Doce meses que nos demuestran el pasado menos putrefacto. Al humano, como codiciosa obra de su propioegoísmo, le gusta herirse con su propia espada. Sabotear los planes de su alma para darle rienda suelta al pesar. Saborear, lujurioso, las raíces de la mandrágora diurna y escupir sobre el suelo árido de la noche las estrellas de su propio corazón. Al humano, indeciso hasta en la muerte, le atrae el poder que le da la arbitrariedad que le pone al tiempo. El poder de jugar con la materia misma del universo. Porque de esa hazaña saca el coraje para enfrentar los tiempos que él mismo se ha inventado. Escogimos doce, un número redondo y precioso, para que fuera aquel que nos dictara el qué está pasando con el ecosistema que nos rodea. Doce meses en los que cobijamos un año.

Trescientos sesenta y cinco días que nos marcan el vaivén del imparable tiempo. Son las medallas de seguir vivo, las heridas de una vida que se escapa. Tres centenares de días con los que nos arreglamos y nos peleamos, son todo lo que encapsula una vida y nada de lo que la representa. Son la esencia de lo que sentimos, amamos, odiamos; son el esqueleto de nuestro viaje terrenal. Un día es vida y muerte en solo veinticuatro horas. Un día es más de lo que merecemos y menos de lo que necesitamos. Trescientos sesenta y cinco días son los que nos esperan en la puerta del mañana. Trescientos sesenta y cinco días de paz y alegría, de guerra y tristeza.

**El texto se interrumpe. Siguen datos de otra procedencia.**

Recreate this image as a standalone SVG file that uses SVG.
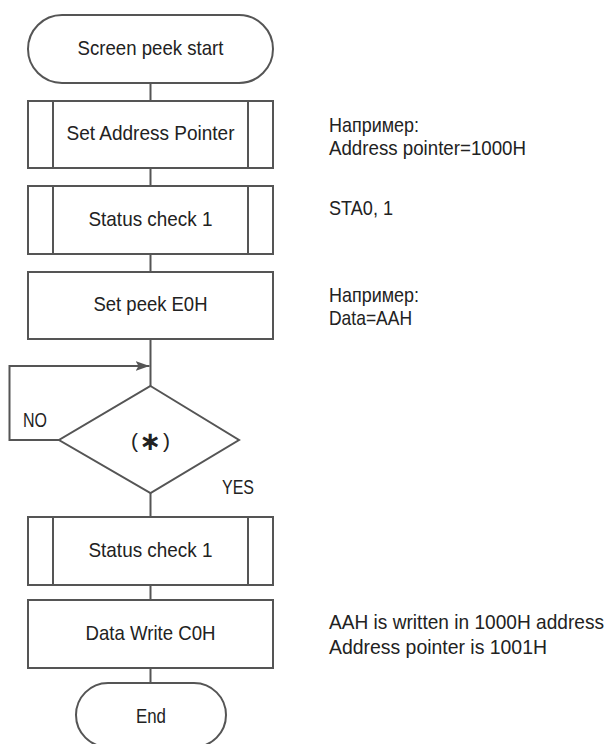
<svg xmlns="http://www.w3.org/2000/svg" width="613" height="744" viewBox="0 0 613 744">
<defs>
<style>
.s{fill:#fff;stroke:#555;stroke-width:2}
.c{fill:none;stroke:#555;stroke-width:2}
.t{font-family:"Liberation Sans Narrow","Liberation Sans",Arial,sans-serif;font-size:21px;fill:#222}
.m{text-anchor:middle}
.st{font-family:"DejaVu Sans",sans-serif;font-size:26px;font-weight:bold;fill:#222;text-anchor:middle}
</style>
<marker id="ah" viewBox="0 0 14 10" refX="14" refY="5" markerWidth="14" markerHeight="10" markerUnits="userSpaceOnUse" orient="auto">
<path d="M0,0 L14,5 L0,10 L3,5 Z" fill="#555"/>
</marker>
</defs>
<rect width="613" height="744" fill="#fff"/>
<g id="connectors">
<line class="c" x1="150.5" y1="83" x2="150.5" y2="101"/>
<line class="c" x1="150.5" y1="168" x2="150.5" y2="186"/>
<line class="c" x1="150.5" y1="254" x2="150.5" y2="272"/>
<line class="c" x1="150.5" y1="339" x2="150.5" y2="386"/>
<path class="c" d="M59,440 H9.5 V366 H149.5" marker-end="url(#ah)"/>
<line class="c" x1="150.5" y1="493" x2="150.5" y2="517"/>
<line class="c" x1="150.5" y1="585" x2="150.5" y2="600"/>
<line class="c" x1="150.5" y1="668" x2="150.5" y2="683"/>
<text class="t" x="23" y="427" textLength="24" lengthAdjust="spacingAndGlyphs">NO</text>
<text class="t" x="222" y="494" textLength="32" lengthAdjust="spacingAndGlyphs">YES</text>
</g>
<g id="start">
<rect class="s" x="28" y="15" width="245" height="68" rx="34" ry="34"/>
<text class="t m" x="150.5" y="55" textLength="146" lengthAdjust="spacingAndGlyphs">Screen peek start</text>
</g>
<g id="set-address-pointer">
<rect class="s" x="28" y="101" width="245" height="67"/>
<line class="c" x1="53" y1="101" x2="53" y2="168"/>
<line class="c" x1="248" y1="101" x2="248" y2="168"/>
<text class="t m" x="150.5" y="140" textLength="168" lengthAdjust="spacingAndGlyphs">Set Address Pointer</text>
</g>
<g id="status-check-1a">
<rect class="s" x="28" y="186" width="245" height="68"/>
<line class="c" x1="53" y1="186" x2="53" y2="254"/>
<line class="c" x1="248" y1="186" x2="248" y2="254"/>
<text class="t m" x="150.5" y="226" textLength="124" lengthAdjust="spacingAndGlyphs">Status check 1</text>
</g>
<g id="set-peek">
<rect class="s" x="28" y="272" width="245" height="67"/>
<text class="t m" x="150.5" y="311" textLength="114" lengthAdjust="spacingAndGlyphs">Set peek E0H</text>
</g>
<g id="decision">
<polygon class="s" points="150.5,386 239,440 150.5,493 59,440"/>
<text class="t" x="131" y="448">(</text>
<text class="st" x="150.5" y="450">∗</text>
<text class="t" x="163" y="448">)</text>
</g>
<g id="status-check-1b">
<rect class="s" x="28" y="517" width="245" height="68"/>
<line class="c" x1="53" y1="517" x2="53" y2="585"/>
<line class="c" x1="248" y1="517" x2="248" y2="585"/>
<text class="t m" x="150.5" y="557" textLength="124" lengthAdjust="spacingAndGlyphs">Status check 1</text>
</g>
<g id="data-write">
<rect class="s" x="28" y="600" width="245" height="68"/>
<text class="t m" x="150.5" y="640" textLength="130" lengthAdjust="spacingAndGlyphs">Data Write C0H</text>
</g>
<g id="end">
<rect class="s" x="76" y="683" width="150" height="64" rx="32" ry="32"/>
<text class="t m" x="151" y="723" textLength="30" lengthAdjust="spacingAndGlyphs">End</text>
</g>
<g id="notes">
<text class="t" x="329" y="132" textLength="90" lengthAdjust="spacingAndGlyphs">Например:</text>
<text class="t" x="329" y="155" textLength="197" lengthAdjust="spacingAndGlyphs">Address pointer=1000H</text>
<text class="t" x="329" y="215" textLength="64" lengthAdjust="spacingAndGlyphs">STA0, 1</text>
<text class="t" x="329" y="302" textLength="90" lengthAdjust="spacingAndGlyphs">Например:</text>
<text class="t" x="329" y="325" textLength="83" lengthAdjust="spacingAndGlyphs">Data=AAH</text>
<text class="t" x="329" y="629" textLength="275" lengthAdjust="spacingAndGlyphs">AAH is written in 1000H address</text>
<text class="t" x="329" y="654" textLength="218" lengthAdjust="spacingAndGlyphs">Address pointer is 1001H</text>
</g>
</svg>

Quinientos veinticinco mil seiscientos minutos como granos de arena que se extienden por el horizonte. Miles de minutos que se desperdigan frente a nuestros rostros. Minutos que aún no nacen, pero cuyo peso ya se siente desde las fronteras del pasado. Manejando los cálculos de la vida con los tiempos anteriores. Minutos que pasaron y que están a punto de volver. Minutos para embotellar en ellos los recuerdos de nuestra vida, minutos que marcarán los momentos de una vida nunca vivida. Quinientos veinticinco mil seiscientos minutos porque el fin siempre tiene un inicio.

Treintaiun millones quinientos treinta y seis mil segundos, que decidimos, a veces, arruinar por nimiedades. Millones de segundos que, como única moneda universal, gastamos en caprichos y nunca ahorramos en satisfacciones. Segundos que se nos escapan de entre los dedos, segundos que martirizan y que dañan, segundos que gozan y brindan, segundos que nunca ponemos primero. Treintaiun millones de segundos con los que llorar de la risa. Treintaiun millones de intentos para arrinconar a la pesada malicia de la memoria. Treintaiun millones quinientos treinta y seis mil de segundos que, pase lo que pase, seguirán lloviendo.